Canada is not the only great country in the world, but it is certainly one of them. I am proud to call myself a Canadian.


Published by Changes in our Lives

I am originally from Canada but have lived in Mexico since 1976. My husband is from Merida, Yucatan and we raised our family here. We both worked for many years at Tecnologia Turistica Total (TTT), the tourism, language and multimedia college we founded for local and international students. Now retired, we enjoy spending time with family and friends, My other interests include spending time with freinds, reading, painting, cooking and travel.


  1. Wikipedia is a little ‘off’. New France became a British colony in 1763 by the Treaty of Paris at the end of the Seven Years’ War. After settlers from the original British colonies in NA began to push northward into the Upper St Lawrence and the Great Lakes region after the American Revolution the need for two colonies, one French and one English, became apparent. Some of these setters desired to remain under British rule and others just wanted more land. The two colonies were named Upper and Lower Canada relative to their locations on the St. Lawrence River. The colonists differed in language, law, and religion. Later, the Act of Union united them and they became Canada West and Canada East with a joint parliament of sorts until Confederation. The North West Territories became a territory of Canada when Rupert’s Land was purchased from the Hudson’s Bay Company. Prince Rupert had been granted all the land drained by all the rivers flowing into Hudson’s Bay by the Crown (Charles II) as the domain of the Company of 100 Adventurers.
    Enough of a history lesson.
    I’m sure the family in Merida had a great BBQ and thought of you. We lawn bowled in Duncan in the club’s ever-popular jitney (fun day) and had a great time.

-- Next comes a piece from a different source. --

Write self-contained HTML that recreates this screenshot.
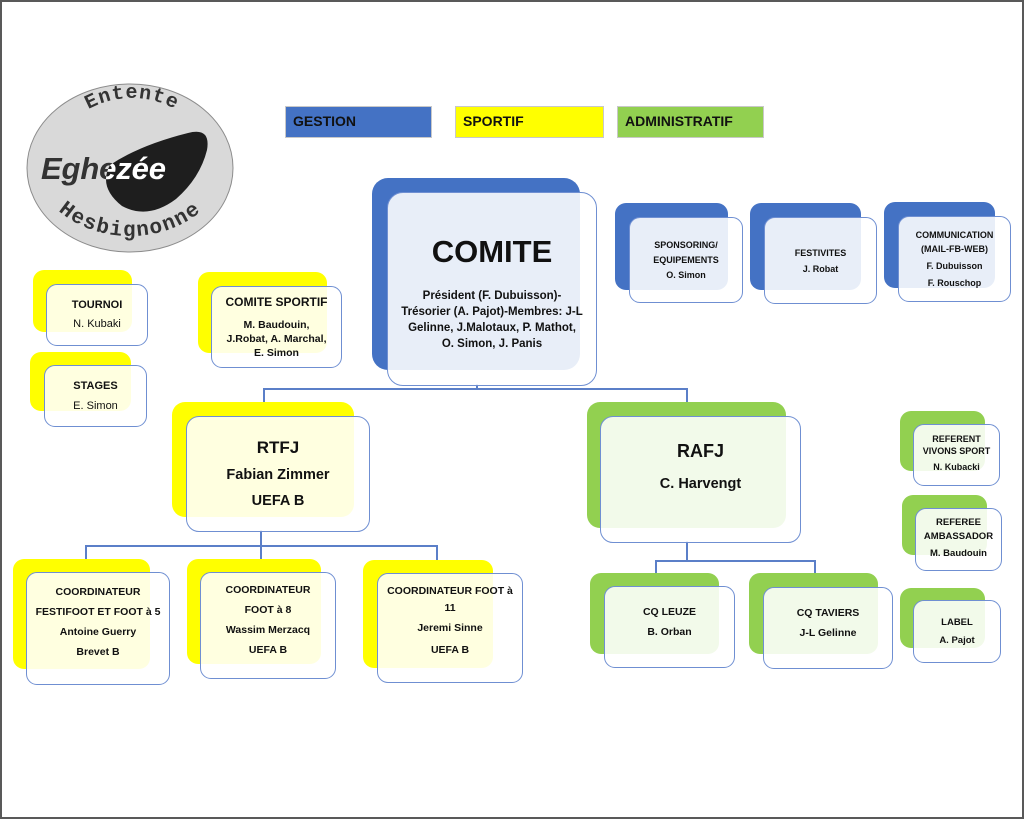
<!DOCTYPE html>
<html><head><meta charset="utf-8"><style>
*{margin:0;padding:0;box-sizing:border-box}
body{width:1024px;height:819px;position:relative;background:#fff;overflow:hidden;font-family:"Liberation Sans",Arial,sans-serif;font-weight:bold;color:#111}
.frame{position:absolute;left:0;top:0;width:1024px;height:819px;border:2px solid #595959}
.bk{position:absolute;border-radius:11px}
.fr{position:absolute;border-radius:11px;border:1.5px solid #6f8fd2;background:rgba(255,255,255,0.88);display:flex;flex-direction:column;justify-content:center;align-items:center;text-align:center}
.b{background:#4472c4}.y{background:#ffff00}.g{background:#92d050}
.ln{position:absolute;background:#5b7fc8}
.leg{position:absolute;height:32px;border:1.5px solid #c8c8c8;font-size:14px;padding-left:7px;line-height:29px}
</style></head><body>
<div class="frame"></div>

<svg style="position:absolute;left:0;top:0" width="260" height="260">
<defs>
<path id="top" d="M 50,172 A 82 74 0 0 1 214,172"/>
<path id="bot" d="M 34,160 A 96 76 0 0 0 226,160"/>
<clipPath id="blob"><path d="M 110,165 Q 98,187 122,206 Q 148,220 176,199 Q 200,178 207,150 Q 211,127 188,133 Q 140,145 110,165 Z"/></clipPath>
</defs>
<ellipse cx="130" cy="168" rx="103" ry="84" fill="#d9d9d9" stroke="#8c8c8c" stroke-width="1"/>
<text font-family="Liberation Mono,monospace" font-weight="bold" font-size="20" fill="#333" letter-spacing="1"><textPath href="#top" startOffset="50%" text-anchor="middle">Entente</textPath></text>
<text font-family="Liberation Mono,monospace" font-weight="bold" font-size="21" fill="#333" letter-spacing="1.5"><textPath href="#bot" startOffset="50%" text-anchor="middle">Hesbignonne</textPath></text>
<path d="M 110,165 Q 98,187 122,206 Q 148,220 176,199 Q 200,178 207,150 Q 211,127 188,133 Q 140,145 110,165 Z" fill="#1e1e1e"/>
<text x="41" y="179" font-family="Liberation Sans,sans-serif" font-style="italic" font-size="31" fill="#333" textLength="125">Eghezée</text>
<g clip-path="url(#blob)"><text x="41" y="179" font-family="Liberation Sans,sans-serif" font-style="italic" font-size="31" fill="#fff" textLength="125">Eghezée</text></g>
</svg>

<div class="leg b" style="left:285px;top:106px;width:147px">GESTION</div>
<div class="leg y" style="left:455px;top:106px;width:149px">SPORTIF</div>
<div class="leg g" style="left:617px;top:106px;width:147px">ADMINISTRATIF</div>

<div class="ln" style="left:476px;top:384px;width:1.5px;height:5px"></div>
<div class="ln" style="left:263px;top:388px;width:424px;height:1.5px"></div>
<div class="ln" style="left:263px;top:388px;width:1.5px;height:15px"></div>
<div class="ln" style="left:686px;top:388px;width:1.5px;height:15px"></div>
<div class="ln" style="left:260px;top:530px;width:1.5px;height:16px"></div>
<div class="ln" style="left:85px;top:545px;width:352px;height:1.5px"></div>
<div class="ln" style="left:85px;top:545px;width:1.5px;height:15px"></div>
<div class="ln" style="left:260px;top:545px;width:1.5px;height:15px"></div>
<div class="ln" style="left:436px;top:545px;width:1.5px;height:15px"></div>
<div class="ln" style="left:686px;top:541px;width:1.5px;height:20px"></div>
<div class="ln" style="left:655px;top:560px;width:160px;height:1.5px"></div>
<div class="ln" style="left:655px;top:560px;width:1.5px;height:14px"></div>
<div class="ln" style="left:814px;top:560px;width:1.5px;height:14px"></div>

<div class="bk b" style="left:372px;top:178px;width:208px;height:192px;border-radius:16px"></div>
<div class="fr" style="left:387px;top:192px;width:210px;height:194px;border-radius:16px">
<div style="font-size:31px;margin-top:8px;margin-bottom:18px">COMITE</div>
<div style="font-size:11.5px;line-height:16px;white-space:nowrap">Président (F. Dubuisson)-<br>Trésorier (A. Pajot)-Membres: J-L<br>Gelinne, J.Malotaux, P. Mathot,<br>O. Simon, J. Panis</div>
</div>

<div class="bk b" style="left:615px;top:203px;width:113px;height:87px"></div>
<div class="fr" style="left:629px;top:217px;width:114px;height:86px;font-size:9px;line-height:15px"><div>SPONSORING/<br>EQUIPEMENTS<br>O. Simon</div></div>
<div class="bk b" style="left:750px;top:203px;width:111px;height:87px"></div>
<div class="fr" style="left:764px;top:217px;width:113px;height:87px;font-size:9px;line-height:16px"><div>FESTIVITES<br>J. Robat</div></div>
<div class="bk b" style="left:884px;top:202px;width:111px;height:86px"></div>
<div class="fr" style="left:898px;top:216px;width:113px;height:86px;font-size:9px;line-height:14px"><div>COMMUNICATION<br>(MAIL-FB-WEB)<br><span style="line-height:20px">F. Dubuisson</span><br>F. Rouschop</div></div>

<div class="bk y" style="left:33px;top:270px;width:99px;height:62px"></div>
<div class="fr" style="left:46px;top:284px;width:102px;height:62px;font-size:11px;line-height:19px"><div>TOURNOI<br><span style="font-weight:normal">N. Kubaki</span></div></div>
<div class="bk y" style="left:30px;top:352px;width:101px;height:59px"></div>
<div class="fr" style="left:44px;top:365px;width:103px;height:62px;font-size:11px;line-height:20px"><div>STAGES<br><span style="font-weight:normal">E. Simon</span></div></div>
<div class="bk y" style="left:198px;top:272px;width:129px;height:81px"></div>
<div class="fr" style="left:211px;top:286px;width:131px;height:82px;font-size:10.5px;line-height:14px"><div><span style="font-size:12px">COMITE SPORTIF</span><div style="height:8px"></div>M. Baudouin,<br>J.Robat, A. Marchal,<br>E. Simon</div></div>

<div class="bk y" style="left:172px;top:402px;width:182px;height:115px;border-radius:13px"></div>
<div class="fr" style="left:186px;top:416px;width:184px;height:116px;border-radius:13px;font-size:14.5px;line-height:26px"><div><span style="font-size:17px">RTFJ</span><br>Fabian Zimmer<br>UEFA B</div></div>

<div class="bk g" style="left:587px;top:402px;width:199px;height:126px;border-radius:13px"></div>
<div class="fr" style="left:600px;top:416px;width:201px;height:127px;border-radius:13px;font-size:14.5px;line-height:31px"><div style="margin-top:-24px"><span style="font-size:18px">RAFJ</span><br>C. Harvengt</div></div>

<div class="bk y" style="left:13px;top:559px;width:137px;height:110px"></div>
<div class="fr" style="left:26px;top:572px;width:144px;height:113px;font-size:10.5px;line-height:20px"><div style="margin-top:-14px">COORDINATEUR<br>FESTIFOOT ET FOOT à 5<br>Antoine Guerry<br>Brevet B</div></div>
<div class="bk y" style="left:187px;top:559px;width:134px;height:105px"></div>
<div class="fr" style="left:200px;top:572px;width:136px;height:107px;font-size:10.5px;line-height:20px"><div style="margin-top:-12px">COORDINATEUR<br>FOOT à 8<br>Wassim Merzacq<br>UEFA B</div></div>
<div class="bk y" style="left:363px;top:560px;width:130px;height:108px"></div>
<div class="fr" style="left:377px;top:573px;width:146px;height:110px;font-size:10.5px;line-height:17px"><div style="margin-top:-12px">COORDINATEUR FOOT à<br>11<br><span style="line-height:22px">Jeremi Sinne</span><br><span style="line-height:22px">UEFA B</span></div></div>

<div class="bk g" style="left:590px;top:573px;width:129px;height:81px"></div>
<div class="fr" style="left:604px;top:586px;width:131px;height:82px;font-size:10.5px;line-height:20px"><div style="margin-top:-10px">CQ LEUZE<br>B. Orban</div></div>
<div class="bk g" style="left:749px;top:573px;width:129px;height:81px"></div>
<div class="fr" style="left:763px;top:587px;width:130px;height:82px;font-size:10.5px;line-height:20px"><div style="margin-top:-10px">CQ TAVIERS<br>J-L Gelinne</div></div>

<div class="bk g" style="left:900px;top:411px;width:85px;height:60px"></div>
<div class="fr" style="left:913px;top:424px;width:87px;height:62px;font-size:9px;line-height:12px"><div>REFERENT<br>VIVONS SPORT<br><span style="line-height:20px">N. Kubacki</span></div></div>
<div class="bk g" style="left:902px;top:495px;width:85px;height:60px"></div>
<div class="fr" style="left:915px;top:508px;width:87px;height:63px;font-size:9.5px;line-height:14px"><div>REFEREE<br>AMBASSADOR<br><span style="line-height:20px">M. Baudouin</span></div></div>
<div class="bk g" style="left:900px;top:588px;width:85px;height:60px"></div>
<div class="fr" style="left:913px;top:600px;width:88px;height:63px;font-size:9.5px;line-height:18px"><div>LABEL<br>A. Pajot</div></div>
</body></html>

    1. Hello Alice, thank you for your “history lesson”, which touches on the issues between the British and French prior to the formation of the Province(s) of Canada in 1791. Indeed the British came out on top of the Seven Years War, and the Treaty of Paris did award many French holdings to them. But the conflicts caused by differences of language, religion and politics were not resolved then, and one could argue they still have not been. Economic realities force a “compromise” between the English and French but for some, the historic issues are unresolved. Nonetheless, we have a united Canada that continues to work towards resolution of all its ongoing struggles. No nation on Earth is completely “fair” to all its citizens and neighbours, but by most measures, Canada is doing a great job of working towards that goal.